** Exercise instructions **
Make an exact copy of the entries, and keep any pictures out of it.

[Dataset entries]

========================

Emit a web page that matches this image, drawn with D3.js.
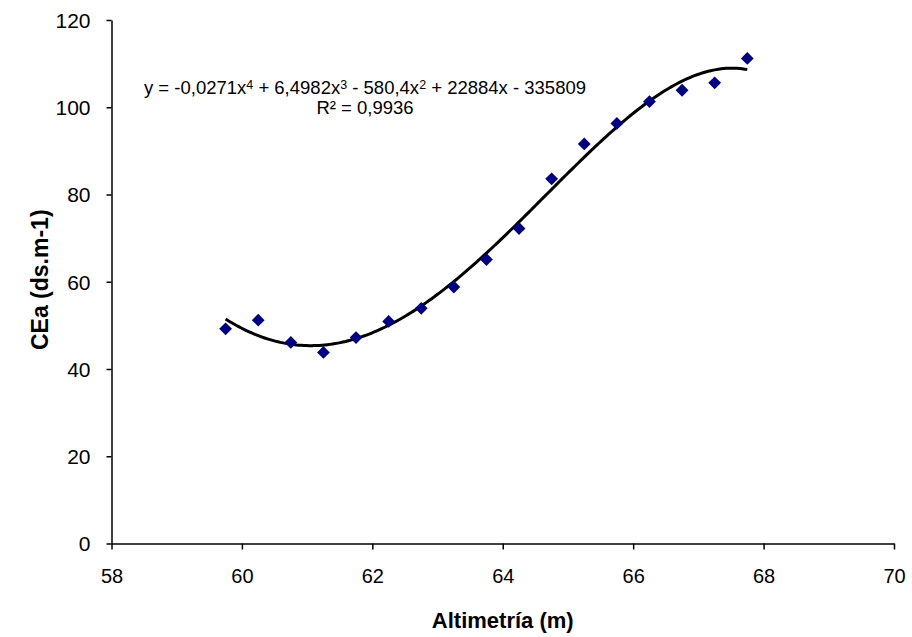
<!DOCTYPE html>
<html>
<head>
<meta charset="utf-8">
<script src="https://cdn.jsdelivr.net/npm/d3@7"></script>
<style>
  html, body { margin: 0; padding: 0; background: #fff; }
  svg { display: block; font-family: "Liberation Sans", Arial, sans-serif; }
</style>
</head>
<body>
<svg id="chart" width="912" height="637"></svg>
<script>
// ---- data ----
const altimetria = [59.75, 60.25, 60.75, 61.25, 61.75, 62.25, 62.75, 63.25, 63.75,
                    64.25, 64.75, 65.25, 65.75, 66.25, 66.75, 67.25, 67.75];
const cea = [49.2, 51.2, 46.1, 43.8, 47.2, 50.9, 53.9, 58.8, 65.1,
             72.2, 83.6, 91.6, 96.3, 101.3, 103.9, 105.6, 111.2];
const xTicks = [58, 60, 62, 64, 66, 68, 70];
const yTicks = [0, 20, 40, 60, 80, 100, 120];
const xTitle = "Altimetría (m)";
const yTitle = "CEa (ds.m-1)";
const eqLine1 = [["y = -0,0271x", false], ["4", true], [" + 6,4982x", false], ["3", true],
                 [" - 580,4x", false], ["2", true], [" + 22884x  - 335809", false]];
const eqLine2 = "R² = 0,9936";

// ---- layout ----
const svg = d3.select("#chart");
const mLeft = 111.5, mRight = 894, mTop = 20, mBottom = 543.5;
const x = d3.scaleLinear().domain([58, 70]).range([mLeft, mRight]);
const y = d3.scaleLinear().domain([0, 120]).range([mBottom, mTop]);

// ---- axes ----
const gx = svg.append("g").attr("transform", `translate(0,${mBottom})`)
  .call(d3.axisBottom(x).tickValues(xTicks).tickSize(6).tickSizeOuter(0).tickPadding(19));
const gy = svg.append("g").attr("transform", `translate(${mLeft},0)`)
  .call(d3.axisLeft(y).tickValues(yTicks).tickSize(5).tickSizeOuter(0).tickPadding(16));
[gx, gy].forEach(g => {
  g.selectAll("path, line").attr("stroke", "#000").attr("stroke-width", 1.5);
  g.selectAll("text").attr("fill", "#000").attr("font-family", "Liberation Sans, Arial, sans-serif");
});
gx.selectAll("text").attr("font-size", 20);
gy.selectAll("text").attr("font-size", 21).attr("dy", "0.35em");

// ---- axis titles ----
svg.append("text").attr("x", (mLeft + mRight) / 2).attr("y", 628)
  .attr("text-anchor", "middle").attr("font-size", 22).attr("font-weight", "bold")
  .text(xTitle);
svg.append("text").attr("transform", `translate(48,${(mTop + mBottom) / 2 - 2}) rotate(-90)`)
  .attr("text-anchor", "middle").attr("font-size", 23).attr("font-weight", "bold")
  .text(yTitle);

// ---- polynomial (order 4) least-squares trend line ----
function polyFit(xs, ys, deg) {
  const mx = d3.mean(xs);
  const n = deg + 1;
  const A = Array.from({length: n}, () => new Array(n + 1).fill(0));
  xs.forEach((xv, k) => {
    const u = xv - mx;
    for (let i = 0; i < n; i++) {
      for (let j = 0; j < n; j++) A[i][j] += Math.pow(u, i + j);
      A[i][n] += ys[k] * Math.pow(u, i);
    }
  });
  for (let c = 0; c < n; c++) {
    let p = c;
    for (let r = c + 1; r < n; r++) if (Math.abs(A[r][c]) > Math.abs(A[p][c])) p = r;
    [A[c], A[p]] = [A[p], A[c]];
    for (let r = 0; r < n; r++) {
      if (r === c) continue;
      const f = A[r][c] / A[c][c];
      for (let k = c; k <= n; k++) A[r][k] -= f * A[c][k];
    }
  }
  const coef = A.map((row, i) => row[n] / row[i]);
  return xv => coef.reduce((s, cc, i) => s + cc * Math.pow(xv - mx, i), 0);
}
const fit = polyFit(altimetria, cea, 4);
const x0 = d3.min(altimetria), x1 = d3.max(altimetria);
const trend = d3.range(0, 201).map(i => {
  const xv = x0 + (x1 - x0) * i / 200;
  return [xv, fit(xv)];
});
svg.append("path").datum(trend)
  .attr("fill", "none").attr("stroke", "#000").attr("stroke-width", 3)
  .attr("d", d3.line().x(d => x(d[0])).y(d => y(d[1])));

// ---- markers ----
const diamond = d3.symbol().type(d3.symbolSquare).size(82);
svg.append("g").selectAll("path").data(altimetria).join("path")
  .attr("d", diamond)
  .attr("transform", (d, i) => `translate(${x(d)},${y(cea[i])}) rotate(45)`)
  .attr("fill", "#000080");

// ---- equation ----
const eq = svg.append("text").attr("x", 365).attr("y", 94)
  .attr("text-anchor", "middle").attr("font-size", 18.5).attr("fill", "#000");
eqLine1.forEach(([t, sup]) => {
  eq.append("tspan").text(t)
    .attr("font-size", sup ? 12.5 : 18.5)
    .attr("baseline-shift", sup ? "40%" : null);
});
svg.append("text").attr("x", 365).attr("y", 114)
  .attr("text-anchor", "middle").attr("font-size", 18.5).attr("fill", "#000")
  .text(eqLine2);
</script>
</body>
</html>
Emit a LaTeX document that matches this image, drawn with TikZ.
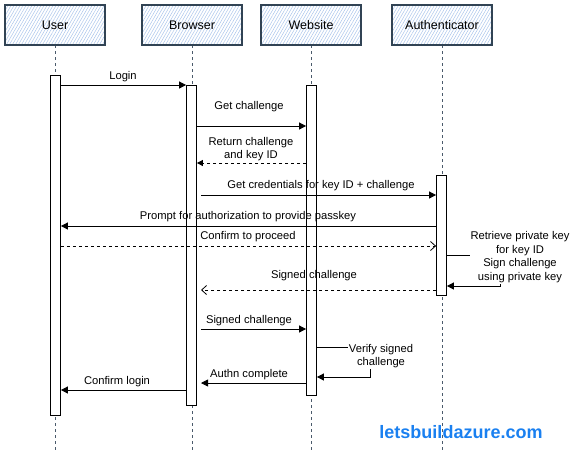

========================

** Answer to this exercise **
Emit a web page that matches this image, drawn with D3.js.
<!DOCTYPE html>
<html>
<head>
<meta charset="utf-8">
<script src="https://cdn.jsdelivr.net/npm/d3@7"></script>
<style>
  html, body { margin: 0; padding: 0; background: #fff; }
  svg { display: block; font-family: "Liberation Sans", Arial, sans-serif; }
</style>
</head>
<body>
<svg id="chart" width="912" height="637"></svg>
<script>
// ---- data ----
const altimetria = [59.75, 60.25, 60.75, 61.25, 61.75, 62.25, 62.75, 63.25, 63.75,
                    64.25, 64.75, 65.25, 65.75, 66.25, 66.75, 67.25, 67.75];
const cea = [49.2, 51.2, 46.1, 43.8, 47.2, 50.9, 53.9, 58.8, 65.1,
             72.2, 83.6, 91.6, 96.3, 101.3, 103.9, 105.6, 111.2];
const xTicks = [58, 60, 62, 64, 66, 68, 70];
const yTicks = [0, 20, 40, 60, 80, 100, 120];
const xTitle = "Altimetría (m)";
const yTitle = "CEa (ds.m-1)";
const eqLine1 = [["y = -0,0271x", false], ["4", true], [" + 6,4982x", false], ["3", true],
                 [" - 580,4x", false], ["2", true], [" + 22884x  - 335809", false]];
const eqLine2 = "R² = 0,9936";

// ---- layout ----
const svg = d3.select("#chart");
const mLeft = 111.5, mRight = 894, mTop = 20, mBottom = 543.5;
const x = d3.scaleLinear().domain([58, 70]).range([mLeft, mRight]);
const y = d3.scaleLinear().domain([0, 120]).range([mBottom, mTop]);

// ---- axes ----
const gx = svg.append("g").attr("transform", `translate(0,${mBottom})`)
  .call(d3.axisBottom(x).tickValues(xTicks).tickSize(6).tickSizeOuter(0).tickPadding(19));
const gy = svg.append("g").attr("transform", `translate(${mLeft},0)`)
  .call(d3.axisLeft(y).tickValues(yTicks).tickSize(5).tickSizeOuter(0).tickPadding(16));
[gx, gy].forEach(g => {
  g.selectAll("path, line").attr("stroke", "#000").attr("stroke-width", 1.5);
  g.selectAll("text").attr("fill", "#000").attr("font-family", "Liberation Sans, Arial, sans-serif");
});
gx.selectAll("text").attr("font-size", 20);
gy.selectAll("text").attr("font-size", 21).attr("dy", "0.35em");

// ---- axis titles ----
svg.append("text").attr("x", (mLeft + mRight) / 2).attr("y", 628)
  .attr("text-anchor", "middle").attr("font-size", 22).attr("font-weight", "bold")
  .text(xTitle);
svg.append("text").attr("transform", `translate(48,${(mTop + mBottom) / 2 - 2}) rotate(-90)`)
  .attr("text-anchor", "middle").attr("font-size", 23).attr("font-weight", "bold")
  .text(yTitle);

// ---- polynomial (order 4) least-squares trend line ----
function polyFit(xs, ys, deg) {
  const mx = d3.mean(xs);
  const n = deg + 1;
  const A = Array.from({length: n}, () => new Array(n + 1).fill(0));
  xs.forEach((xv, k) => {
    const u = xv - mx;
    for (let i = 0; i < n; i++) {
      for (let j = 0; j < n; j++) A[i][j] += Math.pow(u, i + j);
      A[i][n] += ys[k] * Math.pow(u, i);
    }
  });
  for (let c = 0; c < n; c++) {
    let p = c;
    for (let r = c + 1; r < n; r++) if (Math.abs(A[r][c]) > Math.abs(A[p][c])) p = r;
    [A[c], A[p]] = [A[p], A[c]];
    for (let r = 0; r < n; r++) {
      if (r === c) continue;
      const f = A[r][c] / A[c][c];
      for (let k = c; k <= n; k++) A[r][k] -= f * A[c][k];
    }
  }
  const coef = A.map((row, i) => row[n] / row[i]);
  return xv => coef.reduce((s, cc, i) => s + cc * Math.pow(xv - mx, i), 0);
}
const fit = polyFit(altimetria, cea, 4);
const x0 = d3.min(altimetria), x1 = d3.max(altimetria);
const trend = d3.range(0, 201).map(i => {
  const xv = x0 + (x1 - x0) * i / 200;
  return [xv, fit(xv)];
});
svg.append("path").datum(trend)
  .attr("fill", "none").attr("stroke", "#000").attr("stroke-width", 3)
  .attr("d", d3.line().x(d => x(d[0])).y(d => y(d[1])));

// ---- markers ----
const diamond = d3.symbol().type(d3.symbolSquare).size(82);
svg.append("g").selectAll("path").data(altimetria).join("path")
  .attr("d", diamond)
  .attr("transform", (d, i) => `translate(${x(d)},${y(cea[i])}) rotate(45)`)
  .attr("fill", "#000080");

// ---- equation ----
const eq = svg.append("text").attr("x", 365).attr("y", 94)
  .attr("text-anchor", "middle").attr("font-size", 18.5).attr("fill", "#000");
eqLine1.forEach(([t, sup]) => {
  eq.append("tspan").text(t)
    .attr("font-size", sup ? 12.5 : 18.5)
    .attr("baseline-shift", sup ? "40%" : null);
});
svg.append("text").attr("x", 365).attr("y", 114)
  .attr("text-anchor", "middle").attr("font-size", 18.5).attr("fill", "#000")
  .text(eqLine2);
</script>
</body>
</html>
Emit a LaTeX document that matches this image, drawn with TikZ.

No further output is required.